* _THE PROBLEM_:
Transcribe the listing exactly, leaving out every picture.

------------------------------

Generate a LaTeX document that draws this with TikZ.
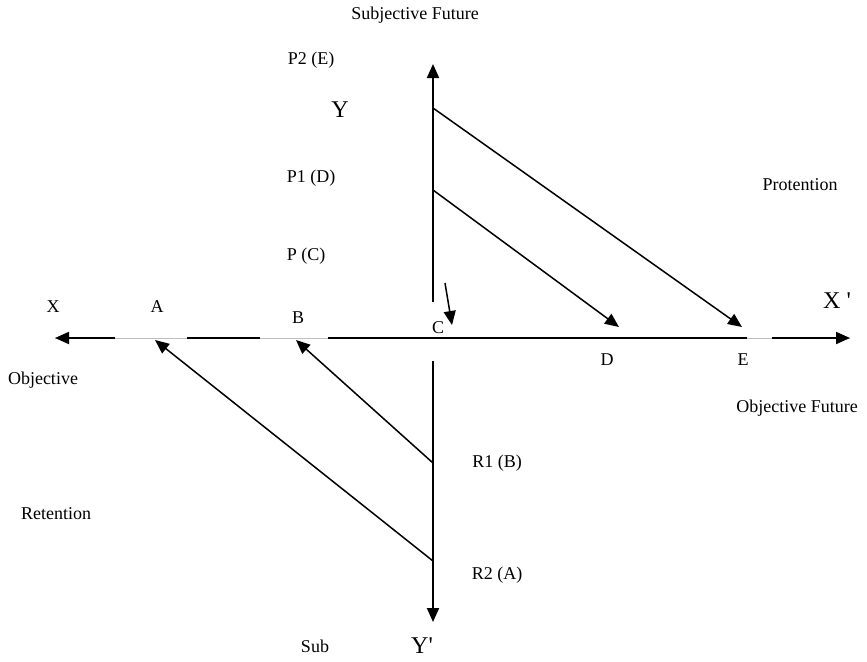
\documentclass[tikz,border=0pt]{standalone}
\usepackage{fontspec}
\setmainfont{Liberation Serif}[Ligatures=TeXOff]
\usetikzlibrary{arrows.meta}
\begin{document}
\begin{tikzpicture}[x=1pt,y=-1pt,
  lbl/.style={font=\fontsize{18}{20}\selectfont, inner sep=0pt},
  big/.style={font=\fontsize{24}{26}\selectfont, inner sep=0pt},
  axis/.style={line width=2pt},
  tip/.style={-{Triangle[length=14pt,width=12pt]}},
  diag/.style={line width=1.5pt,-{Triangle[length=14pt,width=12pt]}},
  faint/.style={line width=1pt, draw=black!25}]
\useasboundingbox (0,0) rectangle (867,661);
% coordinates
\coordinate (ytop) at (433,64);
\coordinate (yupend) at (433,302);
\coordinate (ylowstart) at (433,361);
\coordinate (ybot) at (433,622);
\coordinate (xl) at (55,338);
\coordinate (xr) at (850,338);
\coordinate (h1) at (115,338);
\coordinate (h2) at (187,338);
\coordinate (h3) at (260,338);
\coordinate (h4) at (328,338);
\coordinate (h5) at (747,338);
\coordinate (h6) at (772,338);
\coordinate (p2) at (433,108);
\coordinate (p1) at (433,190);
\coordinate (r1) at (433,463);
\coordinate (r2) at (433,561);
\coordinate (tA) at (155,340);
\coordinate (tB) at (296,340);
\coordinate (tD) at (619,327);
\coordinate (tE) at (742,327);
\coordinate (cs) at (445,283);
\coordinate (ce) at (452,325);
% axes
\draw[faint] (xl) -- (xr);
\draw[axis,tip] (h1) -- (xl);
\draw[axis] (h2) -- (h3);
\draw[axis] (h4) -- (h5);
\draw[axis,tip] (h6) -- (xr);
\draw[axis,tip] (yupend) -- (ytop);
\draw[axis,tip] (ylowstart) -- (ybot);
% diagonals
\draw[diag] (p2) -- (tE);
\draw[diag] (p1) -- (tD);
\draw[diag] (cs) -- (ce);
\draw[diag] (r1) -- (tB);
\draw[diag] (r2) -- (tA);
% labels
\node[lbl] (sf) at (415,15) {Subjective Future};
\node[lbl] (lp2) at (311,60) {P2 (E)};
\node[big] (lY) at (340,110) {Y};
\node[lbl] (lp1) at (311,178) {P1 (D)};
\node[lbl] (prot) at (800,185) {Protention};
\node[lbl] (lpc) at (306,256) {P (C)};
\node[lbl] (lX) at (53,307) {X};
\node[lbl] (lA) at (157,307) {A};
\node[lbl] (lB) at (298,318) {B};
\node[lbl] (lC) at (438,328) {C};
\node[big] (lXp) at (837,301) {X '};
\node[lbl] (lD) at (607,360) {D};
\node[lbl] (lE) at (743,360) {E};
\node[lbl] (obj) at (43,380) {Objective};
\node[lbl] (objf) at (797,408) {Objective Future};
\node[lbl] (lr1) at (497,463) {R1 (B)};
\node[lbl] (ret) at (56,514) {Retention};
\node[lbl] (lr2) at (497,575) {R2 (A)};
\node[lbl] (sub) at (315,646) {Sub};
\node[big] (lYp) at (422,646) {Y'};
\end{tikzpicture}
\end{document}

------------------------------

* _WORKED SOLUTION_:
Generate a LaTeX document that draws this with TikZ.
\documentclass[tikz,border=0pt]{standalone}
\usepackage{fontspec}
\setmainfont{Liberation Serif}[Ligatures=TeXOff]
\usetikzlibrary{arrows.meta}
\begin{document}
\begin{tikzpicture}[x=1pt,y=-1pt,
  lbl/.style={font=\fontsize{18}{20}\selectfont, inner sep=0pt},
  big/.style={font=\fontsize{24}{26}\selectfont, inner sep=0pt},
  axis/.style={line width=2pt},
  tip/.style={-{Triangle[length=14pt,width=12pt]}},
  diag/.style={line width=1.5pt,-{Triangle[length=14pt,width=12pt]}},
  faint/.style={line width=1pt, draw=black!25}]
\useasboundingbox (0,0) rectangle (867,661);
% coordinates
\coordinate (ytop) at (433,64);
\coordinate (yupend) at (433,302);
\coordinate (ylowstart) at (433,361);
\coordinate (ybot) at (433,622);
\coordinate (xl) at (55,338);
\coordinate (xr) at (850,338);
\coordinate (h1) at (115,338);
\coordinate (h2) at (187,338);
\coordinate (h3) at (260,338);
\coordinate (h4) at (328,338);
\coordinate (h5) at (747,338);
\coordinate (h6) at (772,338);
\coordinate (p2) at (433,108);
\coordinate (p1) at (433,190);
\coordinate (r1) at (433,463);
\coordinate (r2) at (433,561);
\coordinate (tA) at (155,340);
\coordinate (tB) at (296,340);
\coordinate (tD) at (619,327);
\coordinate (tE) at (742,327);
\coordinate (cs) at (445,283);
\coordinate (ce) at (452,325);
% axes
\draw[faint] (xl) -- (xr);
\draw[axis,tip] (h1) -- (xl);
\draw[axis] (h2) -- (h3);
\draw[axis] (h4) -- (h5);
\draw[axis,tip] (h6) -- (xr);
\draw[axis,tip] (yupend) -- (ytop);
\draw[axis,tip] (ylowstart) -- (ybot);
% diagonals
\draw[diag] (p2) -- (tE);
\draw[diag] (p1) -- (tD);
\draw[diag] (cs) -- (ce);
\draw[diag] (r1) -- (tB);
\draw[diag] (r2) -- (tA);
% labels
\node[lbl] (sf) at (415,15) {Subjective Future};
\node[lbl] (lp2) at (311,60) {P2 (E)};
\node[big] (lY) at (340,110) {Y};
\node[lbl] (lp1) at (311,178) {P1 (D)};
\node[lbl] (prot) at (800,185) {Protention};
\node[lbl] (lpc) at (306,256) {P (C)};
\node[lbl] (lX) at (53,307) {X};
\node[lbl] (lA) at (157,307) {A};
\node[lbl] (lB) at (298,318) {B};
\node[lbl] (lC) at (438,328) {C};
\node[big] (lXp) at (837,301) {X '};
\node[lbl] (lD) at (607,360) {D};
\node[lbl] (lE) at (743,360) {E};
\node[lbl] (obj) at (43,380) {Objective};
\node[lbl] (objf) at (797,408) {Objective Future};
\node[lbl] (lr1) at (497,463) {R1 (B)};
\node[lbl] (ret) at (56,514) {Retention};
\node[lbl] (lr2) at (497,575) {R2 (A)};
\node[lbl] (sub) at (315,646) {Sub};
\node[big] (lYp) at (422,646) {Y'};
\end{tikzpicture}
\end{document}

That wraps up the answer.